Exercise brief:
Repeat the material exactly from its first line to the line that includes "import matplotlib.pyplot as plt". Skip pictures.

Given data:

....................

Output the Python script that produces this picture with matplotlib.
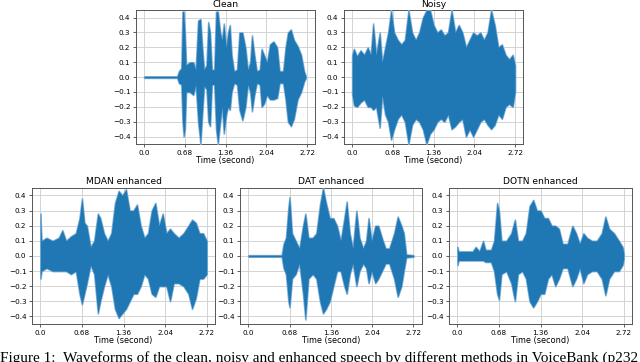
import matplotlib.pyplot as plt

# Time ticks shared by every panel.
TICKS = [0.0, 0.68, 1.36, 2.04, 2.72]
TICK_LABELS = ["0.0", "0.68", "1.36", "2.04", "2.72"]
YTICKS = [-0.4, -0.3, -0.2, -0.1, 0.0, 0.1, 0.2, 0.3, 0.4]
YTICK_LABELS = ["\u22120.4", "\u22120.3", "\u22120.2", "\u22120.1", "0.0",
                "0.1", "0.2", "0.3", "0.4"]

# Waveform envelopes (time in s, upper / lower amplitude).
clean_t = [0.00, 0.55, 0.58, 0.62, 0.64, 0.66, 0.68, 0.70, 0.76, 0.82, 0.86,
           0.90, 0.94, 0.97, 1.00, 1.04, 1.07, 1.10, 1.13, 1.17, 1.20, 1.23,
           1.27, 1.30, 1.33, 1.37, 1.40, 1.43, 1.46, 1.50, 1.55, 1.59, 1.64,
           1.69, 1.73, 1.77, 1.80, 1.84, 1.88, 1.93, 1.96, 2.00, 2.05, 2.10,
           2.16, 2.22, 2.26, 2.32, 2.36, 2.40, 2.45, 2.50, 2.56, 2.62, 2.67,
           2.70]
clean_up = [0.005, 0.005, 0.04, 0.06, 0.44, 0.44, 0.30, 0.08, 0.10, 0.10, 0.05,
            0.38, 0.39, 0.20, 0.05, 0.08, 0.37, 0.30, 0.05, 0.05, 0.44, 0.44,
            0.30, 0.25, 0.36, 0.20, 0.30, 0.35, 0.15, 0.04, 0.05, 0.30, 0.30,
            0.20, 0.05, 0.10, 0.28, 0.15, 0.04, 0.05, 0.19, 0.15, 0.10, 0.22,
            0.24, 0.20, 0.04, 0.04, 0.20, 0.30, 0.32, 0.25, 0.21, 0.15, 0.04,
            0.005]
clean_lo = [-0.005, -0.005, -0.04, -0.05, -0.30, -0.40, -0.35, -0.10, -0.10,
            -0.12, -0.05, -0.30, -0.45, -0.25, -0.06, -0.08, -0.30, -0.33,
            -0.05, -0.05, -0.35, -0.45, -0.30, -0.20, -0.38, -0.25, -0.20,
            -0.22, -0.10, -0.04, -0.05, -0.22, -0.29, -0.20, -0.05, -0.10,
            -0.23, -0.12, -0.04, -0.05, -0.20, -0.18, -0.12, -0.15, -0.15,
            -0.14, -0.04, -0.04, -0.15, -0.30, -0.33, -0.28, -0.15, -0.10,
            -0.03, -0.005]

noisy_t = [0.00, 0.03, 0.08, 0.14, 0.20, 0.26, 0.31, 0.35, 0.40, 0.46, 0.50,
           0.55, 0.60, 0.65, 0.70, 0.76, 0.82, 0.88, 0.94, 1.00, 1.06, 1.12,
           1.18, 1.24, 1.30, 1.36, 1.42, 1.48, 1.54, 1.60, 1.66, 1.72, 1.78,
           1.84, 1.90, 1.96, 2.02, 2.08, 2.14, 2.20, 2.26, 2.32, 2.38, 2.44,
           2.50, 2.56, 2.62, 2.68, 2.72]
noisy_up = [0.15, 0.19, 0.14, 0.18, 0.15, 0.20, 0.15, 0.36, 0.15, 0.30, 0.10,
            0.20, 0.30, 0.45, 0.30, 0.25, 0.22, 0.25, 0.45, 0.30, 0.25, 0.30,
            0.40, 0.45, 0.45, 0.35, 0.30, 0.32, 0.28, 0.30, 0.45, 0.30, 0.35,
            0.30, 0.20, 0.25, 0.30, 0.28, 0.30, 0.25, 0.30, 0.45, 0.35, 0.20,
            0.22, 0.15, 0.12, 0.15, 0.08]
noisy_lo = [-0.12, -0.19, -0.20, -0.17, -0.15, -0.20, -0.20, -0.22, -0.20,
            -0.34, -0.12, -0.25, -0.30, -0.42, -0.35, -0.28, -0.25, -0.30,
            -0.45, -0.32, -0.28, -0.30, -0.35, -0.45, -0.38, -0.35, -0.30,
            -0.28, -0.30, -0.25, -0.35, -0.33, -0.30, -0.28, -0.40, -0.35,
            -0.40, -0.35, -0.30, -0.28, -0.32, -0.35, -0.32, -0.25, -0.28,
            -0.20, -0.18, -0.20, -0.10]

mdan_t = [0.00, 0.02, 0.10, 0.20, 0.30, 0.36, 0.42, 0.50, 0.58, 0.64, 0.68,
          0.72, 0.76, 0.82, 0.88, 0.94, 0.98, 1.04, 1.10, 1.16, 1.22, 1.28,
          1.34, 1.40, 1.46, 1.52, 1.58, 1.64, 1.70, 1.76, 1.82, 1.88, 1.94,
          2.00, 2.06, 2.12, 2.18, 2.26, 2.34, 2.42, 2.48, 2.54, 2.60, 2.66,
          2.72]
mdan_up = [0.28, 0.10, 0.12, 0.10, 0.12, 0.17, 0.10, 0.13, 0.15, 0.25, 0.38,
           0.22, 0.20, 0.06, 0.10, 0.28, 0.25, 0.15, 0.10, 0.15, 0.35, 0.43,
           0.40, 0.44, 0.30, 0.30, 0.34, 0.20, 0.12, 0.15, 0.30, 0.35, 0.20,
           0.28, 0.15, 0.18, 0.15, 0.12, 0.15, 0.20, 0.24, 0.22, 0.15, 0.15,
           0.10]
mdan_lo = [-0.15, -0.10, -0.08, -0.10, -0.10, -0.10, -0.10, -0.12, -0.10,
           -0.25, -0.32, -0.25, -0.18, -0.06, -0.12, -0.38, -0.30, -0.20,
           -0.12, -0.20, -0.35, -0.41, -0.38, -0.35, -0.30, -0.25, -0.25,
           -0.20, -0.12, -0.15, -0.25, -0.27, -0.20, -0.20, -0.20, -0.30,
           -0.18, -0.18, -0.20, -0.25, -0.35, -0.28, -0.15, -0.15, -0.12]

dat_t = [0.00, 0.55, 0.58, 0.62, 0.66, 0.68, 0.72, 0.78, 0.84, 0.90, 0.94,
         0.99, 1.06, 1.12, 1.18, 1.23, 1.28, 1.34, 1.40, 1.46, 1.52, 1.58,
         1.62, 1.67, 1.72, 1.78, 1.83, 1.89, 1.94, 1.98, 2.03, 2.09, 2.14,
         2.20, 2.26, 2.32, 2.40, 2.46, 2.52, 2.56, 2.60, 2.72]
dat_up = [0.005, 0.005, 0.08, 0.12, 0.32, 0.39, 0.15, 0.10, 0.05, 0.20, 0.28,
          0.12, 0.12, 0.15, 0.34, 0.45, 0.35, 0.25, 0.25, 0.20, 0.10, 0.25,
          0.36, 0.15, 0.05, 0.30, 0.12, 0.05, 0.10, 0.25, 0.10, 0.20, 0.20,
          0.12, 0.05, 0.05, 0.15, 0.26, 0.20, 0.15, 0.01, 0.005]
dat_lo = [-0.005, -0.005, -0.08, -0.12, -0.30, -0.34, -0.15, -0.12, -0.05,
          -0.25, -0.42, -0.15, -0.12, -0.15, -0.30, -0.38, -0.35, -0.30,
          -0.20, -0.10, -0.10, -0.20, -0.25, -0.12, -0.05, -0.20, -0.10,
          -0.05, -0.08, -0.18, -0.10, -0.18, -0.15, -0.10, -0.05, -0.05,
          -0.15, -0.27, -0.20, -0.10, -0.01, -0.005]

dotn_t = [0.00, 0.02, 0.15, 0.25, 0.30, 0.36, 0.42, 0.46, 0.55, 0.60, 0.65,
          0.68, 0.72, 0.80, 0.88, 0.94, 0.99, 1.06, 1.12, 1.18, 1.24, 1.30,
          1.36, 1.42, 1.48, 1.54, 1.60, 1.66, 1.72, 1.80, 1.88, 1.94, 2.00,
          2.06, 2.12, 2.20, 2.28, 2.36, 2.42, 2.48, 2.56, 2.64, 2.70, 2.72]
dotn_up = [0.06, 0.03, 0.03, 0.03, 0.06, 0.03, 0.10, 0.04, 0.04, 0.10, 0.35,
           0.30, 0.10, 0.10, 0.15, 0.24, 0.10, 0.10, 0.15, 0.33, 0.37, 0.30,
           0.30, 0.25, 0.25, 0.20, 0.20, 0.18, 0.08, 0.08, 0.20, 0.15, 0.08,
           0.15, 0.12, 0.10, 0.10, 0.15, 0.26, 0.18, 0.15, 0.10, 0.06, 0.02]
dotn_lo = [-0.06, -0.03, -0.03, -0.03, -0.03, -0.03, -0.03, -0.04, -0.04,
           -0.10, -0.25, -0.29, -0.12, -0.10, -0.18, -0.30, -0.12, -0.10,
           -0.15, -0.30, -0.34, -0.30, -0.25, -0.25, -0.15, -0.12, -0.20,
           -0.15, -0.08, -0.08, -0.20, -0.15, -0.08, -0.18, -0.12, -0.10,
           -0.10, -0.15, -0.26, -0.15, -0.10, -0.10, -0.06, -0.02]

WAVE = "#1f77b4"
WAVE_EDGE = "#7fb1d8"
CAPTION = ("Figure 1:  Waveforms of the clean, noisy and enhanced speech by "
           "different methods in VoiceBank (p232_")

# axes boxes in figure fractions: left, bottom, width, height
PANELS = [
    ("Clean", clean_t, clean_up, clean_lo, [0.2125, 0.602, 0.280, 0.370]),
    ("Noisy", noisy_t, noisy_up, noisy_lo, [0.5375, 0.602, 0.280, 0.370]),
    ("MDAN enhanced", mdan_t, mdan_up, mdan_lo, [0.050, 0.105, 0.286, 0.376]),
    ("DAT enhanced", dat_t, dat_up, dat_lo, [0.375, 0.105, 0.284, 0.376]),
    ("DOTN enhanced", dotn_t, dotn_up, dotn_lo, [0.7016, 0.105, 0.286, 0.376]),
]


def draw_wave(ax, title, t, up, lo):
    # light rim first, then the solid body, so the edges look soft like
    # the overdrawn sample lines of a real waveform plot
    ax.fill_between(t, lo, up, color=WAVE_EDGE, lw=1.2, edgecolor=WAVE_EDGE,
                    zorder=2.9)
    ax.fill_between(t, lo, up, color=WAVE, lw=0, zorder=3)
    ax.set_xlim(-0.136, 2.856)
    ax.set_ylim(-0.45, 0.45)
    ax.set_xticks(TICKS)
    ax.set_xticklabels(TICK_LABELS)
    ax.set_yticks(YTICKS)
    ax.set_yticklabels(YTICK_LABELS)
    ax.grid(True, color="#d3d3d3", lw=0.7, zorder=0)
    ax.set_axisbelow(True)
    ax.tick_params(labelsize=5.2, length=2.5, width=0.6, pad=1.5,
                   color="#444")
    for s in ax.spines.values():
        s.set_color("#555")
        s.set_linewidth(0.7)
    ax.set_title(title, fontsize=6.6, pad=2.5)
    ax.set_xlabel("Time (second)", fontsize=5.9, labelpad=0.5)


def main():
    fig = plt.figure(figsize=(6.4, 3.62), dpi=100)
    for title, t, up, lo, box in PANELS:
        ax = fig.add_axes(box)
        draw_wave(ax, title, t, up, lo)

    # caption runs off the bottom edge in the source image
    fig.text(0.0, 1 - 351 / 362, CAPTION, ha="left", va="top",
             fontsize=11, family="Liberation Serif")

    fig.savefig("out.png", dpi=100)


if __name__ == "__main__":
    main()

....................

The output:
Output the Python script that produces this picture with matplotlib.
import matplotlib.pyplot as plt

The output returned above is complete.